In recent weeks, downtown crowds have seen something unusual at lunchtime: fast-food workers on strike. In city centers across the U.S., thousands have participated in daylong actions. While most labor strikes these days aim only to mitigate ongoing losses, the fast-food workers have a more ambitious demand. They think they deserve $15 an hour, more than twice what some of them currently make.

They’re right. If it looks like the strikers are overreaching, that’s just because they’re so woefully underpaid now.

It’s not like fast-food chains—which are highly profitable—can’t afford to pay a little better. The problem is that the chains can’t afford to raise wages on their own, because that would give a competitive edge to the place down the street. Hence the response by workers of an industry-wide strike.

Fast-food workers, however, aren’t unionized; they don’t have traditional collective bargaining power. And while this campaign is significantly funded by the Service Employees International Union, there’s little chance that McDonald’s and Taco Bell will become SEIU shops. Private-sector unions are in steep decline, and fast food’s quick turnover rate makes it an especially difficult sector to organize.

But there’s another actor that can change the entire industry at once: government. This seems to be the fast-food campaign’s real goal—not voluntary action by the employers, and not unionized workplaces, but a higher minimum wage law.
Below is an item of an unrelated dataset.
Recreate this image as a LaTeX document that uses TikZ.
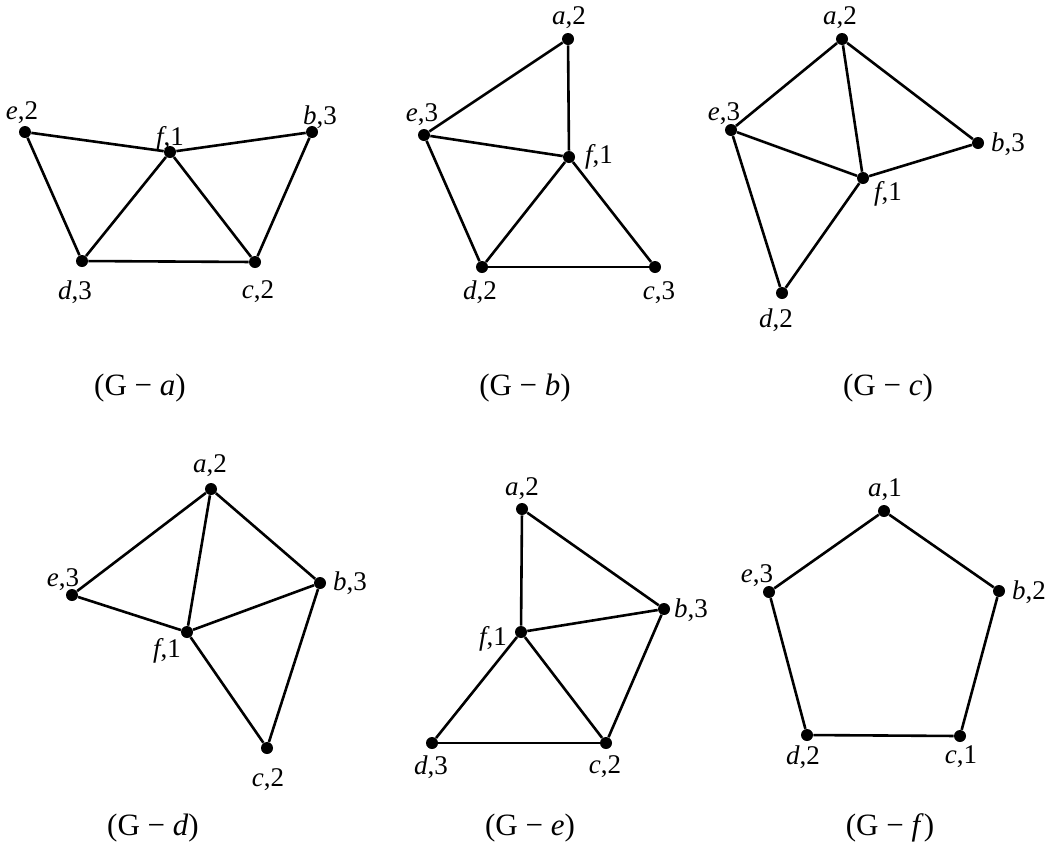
\documentclass[tikz,border=0pt]{standalone}
\usepackage{fontspec}
\setmainfont{Liberation Serif}
\tikzset{
  vertex/.style={circle,fill=black,inner sep=0pt,minimum size=6pt},
  edgeline/.style={line width=1.3pt},
  vlabel/.style={inner sep=0pt,font=\fontsize{13.5}{15}\selectfont},
  graphcaption/.style={inner sep=0pt,font=\fontsize{15.5}{17}\selectfont}
}
\begin{document}
\begin{tikzpicture}[x=0.5pt,y=-0.5pt]
  \useasboundingbox (0,0) rectangle (1052,852);
  % (G - a)
  \foreach \nm/\val/\x/\y/\lx/\ly in {e/2/25/132/22/113, f/1/170/152/170/139,
      b/3/312/132/320/117, d/3/82/261/75/292, c/2/255/262/258/292} {
    \node[vertex] (ga-\nm) at (\x,\y) {};
    \node[vlabel] (ga-\nm-lab) at (\lx,\ly) {\textit{\nm},\val};
  }
  \foreach \u/\w in {e/f,f/b,e/d,d/f,f/c,d/c,b/c}
    \draw[edgeline] (ga-\u) -- (ga-\w);
  \node[graphcaption] (ga-cap) at (140,388) {(G − \textit{a})};
  % (G - b)
  \foreach \nm/\val/\x/\y/\lx/\ly in {a/2/568/39/569/18, e/3/424/135/422/115,
      f/1/569/157/599/157, d/2/482/267/480/292, c/3/655/267/659/293} {
    \node[vertex] (gb-\nm) at (\x,\y) {};
    \node[vlabel] (gb-\nm-lab) at (\lx,\ly) {\textit{\nm},\val};
  }
  \foreach \u/\w in {a/e,a/f,e/f,e/d,d/f,f/c,d/c}
    \draw[edgeline] (gb-\u) -- (gb-\w);
  \node[graphcaption] (gb-cap) at (525,388) {(G − \textit{b})};
  % (G - c)
  \foreach \nm/\val/\x/\y/\lx/\ly in {a/2/842/39/840/18, e/3/731/130/724/114,
      b/3/978/143/1008/144, f/1/863/178/888/194, d/2/782/293/776/320} {
    \node[vertex] (gc-\nm) at (\x,\y) {};
    \node[vlabel] (gc-\nm-lab) at (\lx,\ly) {\textit{\nm},\val};
  }
  \foreach \u/\w in {a/e,a/f,a/b,e/f,f/b,e/d,d/f}
    \draw[edgeline] (gc-\u) -- (gc-\w);
  \node[graphcaption] (gc-cap) at (888,388) {(G − \textit{c})};
  % (G - d)
  \foreach \nm/\val/\x/\y/\lx/\ly in {a/2/211/489/210/466, e/3/72/595/63/580,
      b/3/320/583/350/583, f/1/187/632/167/651, c/2/267/748/268/780} {
    \node[vertex] (gd-\nm) at (\x,\y) {};
    \node[vlabel] (gd-\nm-lab) at (\lx,\ly) {\textit{\nm},\val};
  }
  \foreach \u/\w in {a/e,a/f,a/b,e/f,f/b,f/c,b/c}
    \draw[edgeline] (gd-\u) -- (gd-\w);
  \node[graphcaption] (gd-cap) at (153,828) {(G − \textit{d})};
  % (G - e)
  \foreach \nm/\val/\x/\y/\lx/\ly in {a/2/522/509/522/489, b/3/664/609/691/610,
      f/1/521/632/493/639, d/3/432/743/431/767, c/2/606/743/605/767} {
    \node[vertex] (ge-\nm) at (\x,\y) {};
    \node[vlabel] (ge-\nm-lab) at (\lx,\ly) {\textit{\nm},\val};
  }
  \foreach \u/\w in {a/f,a/b,f/b,f/d,f/c,b/c,d/c}
    \draw[edgeline] (ge-\u) -- (ge-\w);
  \node[graphcaption] (ge-cap) at (530,828) {(G − \textit{e})};
  % (G - f)
  \foreach \nm/\val/\x/\y/\lx/\ly in {a/1/884/511/885/490, e/3/769/592/757/576,
      b/2/999/591/1029/592, d/2/807/735/803/757, c/1/960/736/961/757} {
    \node[vertex] (gf-\nm) at (\x,\y) {};
    \node[vlabel] (gf-\nm-lab) at (\lx,\ly) {\textit{\nm},\val};
  }
  \foreach \u/\w in {a/e,a/b,e/d,b/c,d/c}
    \draw[edgeline] (gf-\u) -- (gf-\w);
  \node[graphcaption] (gf-cap) at (890,828) {(G − \textit{f})};
\end{tikzpicture}
\end{document}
The federal minimum wage is currently $7.25—in real dollars, almost a third lower than it was at its peak in 1968. A minority of states offer a little more; Washington State is the most generous at $9.19. That’s not enough. Workers deserve a living wage, which in some places is even more than the $15 the fast-food workers are demanding. People shouldn’t have to work multiple jobs in order to have their basic needs met.

A wage increase for the working poor would also be good for the rest of us. It would take some pressure off beleaguered social welfare programs, by which taxpayers now in effect subsidize employers by providing the services that keep their low-wage employees housed and fed. And there’s no better way to stimulate the economy and create jobs than by putting more money in low-income pockets.

Would higher wages also cause layoffs? Perhaps, but not many. Most of the low-wage American jobs that can be outsourced already have been, leaving mostly service jobs, which have to be done here. Some forward-thinking employers, such as Costco, have voluntarily paid service employees more—and benefited from the employee loyalty and stability this creates. But the norm, in the fast-food industry and elsewhere, is to pay service workers as little as possible.

Most service workers can’t count on their employers to pay them enough to get by. With unions declining, the government is the last defense. It’s past time for a much higher minimum wage.